# Rattie photo contest?????



## whiskey (Jan 27, 2007)

Ok, I know we are new here, and yes we did look around a little bit, and saw nothing in here about a photo contest. Our idea, is as follows. Everyone, or most everyone, has a digi camera, and most likely loves "their" ratties more than anything else, so why not have a photo contest (for bragging rights only) to see which rat(s) are the best? I am hoping that I can figure the voting thing out here, so bear with me. If any ideas pop into your minds let me know ok?? As for judging, and rules, these could be worked out at a later time (I have some good ideas). So here we go. Let us know what you all think ok??

Glenn & Susann

P.S. I am not an expert on this polling thing, so if anyone had an idea, feel free to mail us....Thank you


----------



## JennieLove (Jan 2, 2007)

Sounds like a fun idea!
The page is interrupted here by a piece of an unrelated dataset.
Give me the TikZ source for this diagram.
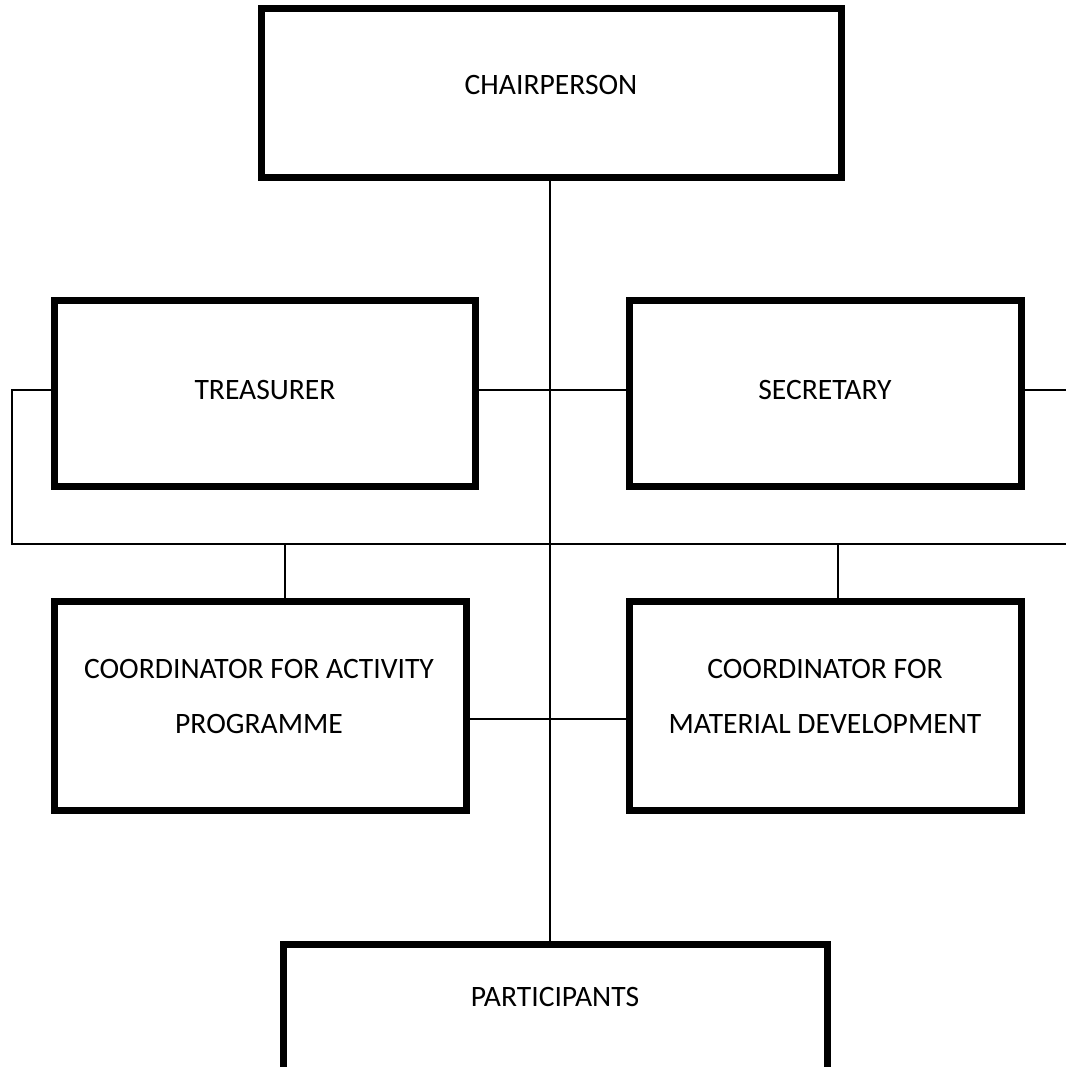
\documentclass[tikz,border=0pt]{standalone}
\usepackage{fontspec}
\setmainfont{Carlito}
\begin{document}
\begin{tikzpicture}[x=0.75pt,y=-0.75pt,
  box/.style={draw=black, fill=white, line width=3.4pt, rectangle, inner sep=0pt},
  link/.style={draw=black, line width=1.5pt},
  lbl/.style={font=\fontsize{22.2}{41.25}\selectfont, align=center, inner sep=0pt}]
\useasboundingbox (0,0) rectangle (1066,1067);
\clip (0,0) rectangle (1066,1067);
\fill[white] (0,0) rectangle (1066,1067);

% reference points for the connector runs
\coordinate (spine) at (550,0);
\coordinate (row1) at (0,390);
\coordinate (row2) at (0,719);
\coordinate (busL) at (12,544);
\coordinate (busR) at (1090,544);
\coordinate (rowR) at (1090,390);
\coordinate (tapA) at (285,544);
\coordinate (tapB) at (838,544);

% boxes
\node[box, minimum width=433.1pt, minimum height=124.9pt] (chair) at (551.25,93.25) {};
\node[box, minimum width=314.25pt, minimum height=137.6pt] (treas) at (265,393.75) {};
\node[box, minimum width=292.1pt, minimum height=137.6pt] (sec) at (825.25,393.75) {};
\node[box, minimum width=307.1pt, minimum height=155.25pt] (coordA) at (260.25,706) {};
\node[box, minimum width=292.1pt, minimum height=155.25pt] (coordB) at (825.25,706) {};
\node[box, minimum width=406.1pt, minimum height=125.25pt] (part) at (555.75,1029) {};

% connectors
\draw[link] (chair.south -| spine) -- (part.north -| spine);
\draw[link] (treas.east |- row1) -- (sec.west |- row1);
\draw[link] (treas.west |- row1) -| (busL) -- (busR);
\draw[link] (sec.east |- row1) -- (rowR);
\draw[link] (tapA) -- (tapA |- coordA.north);
\draw[link] (tapB) -- (tapB |- coordB.north);
\draw[link] (coordA.east |- row2) -- (coordB.west |- row2);

% redraw box outlines over connector ends
\foreach \b in {chair,treas,sec,coordA,coordB,part}
  \draw[line width=3.4pt] (\b.north west) rectangle (\b.south east);

% labels
\node[lbl] (tchair) at (551,85) {CHAIRPERSON};
\node[lbl] (ttreas) at (265,390) {TREASURER};
\node[lbl] (tsec) at (825,390) {SECRETARY};
\node[lbl] (tcoordA) at (259,696.5) {COORDINATOR FOR ACTIVITY\\PROGRAMME};
\node[lbl] (tcoordB) at (825,696.5) {COORDINATOR FOR\\MATERIAL DEVELOPMENT};
\node[lbl] (tpart) at (555,997) {PARTICIPANTS};
\end{tikzpicture}
\end{document}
Maybe having different themes each contest.


----------



## ratlover122 (Jan 28, 2007)

Good idea, I say we do it, AFTER I get some new ratties.XD


----------



## carlylox (Jan 16, 2007)

This would be a great idea if only I could get my boys to sit still and say "CHEESE" for the camera. I've got some wonderful shots of their bums as they run off just as the camera takes the picture  

I don't think I'd be able to tell my boys if I did post thier picture just incase they get all self conscious and start starving themselves :lol:


----------



## JennieLove (Jan 2, 2007)

Haha!


----------



## whiskey (Jan 27, 2007)

Good morning everyone,

we were kinda hoping that more people would at least take the poll, so come on everyone, vote. Just one mouse click...
As for the contest, I am working on some ideas, but I am open for ideas from all of you. For example the judging and what catagory or theme we should do. I was thinking that we could start it in the beginning of March. This gives everyone time to get some of their best photos. So, since everyone seems to be for it, please break out the cameras and start taking your best photos. 
Since I am a photographer I can offer to be a judge, but if you all have other ideas, please let me know.

Thank you...

Glenn & Susann


----------



## fallinstar (Nov 26, 2006)

there would be no winner tho cuz each rat is gorgus and no1 would be able to decide who should win!!


----------



## JennieLove (Jan 2, 2007)

Yeah I was thinking the same thing >.<


----------



## King420 (Jan 6, 2007)

i think its a great idea, you could break it down to the different species and like the best rat duos and such. so there could be multiple winners, and alot of bragging. LOL!


----------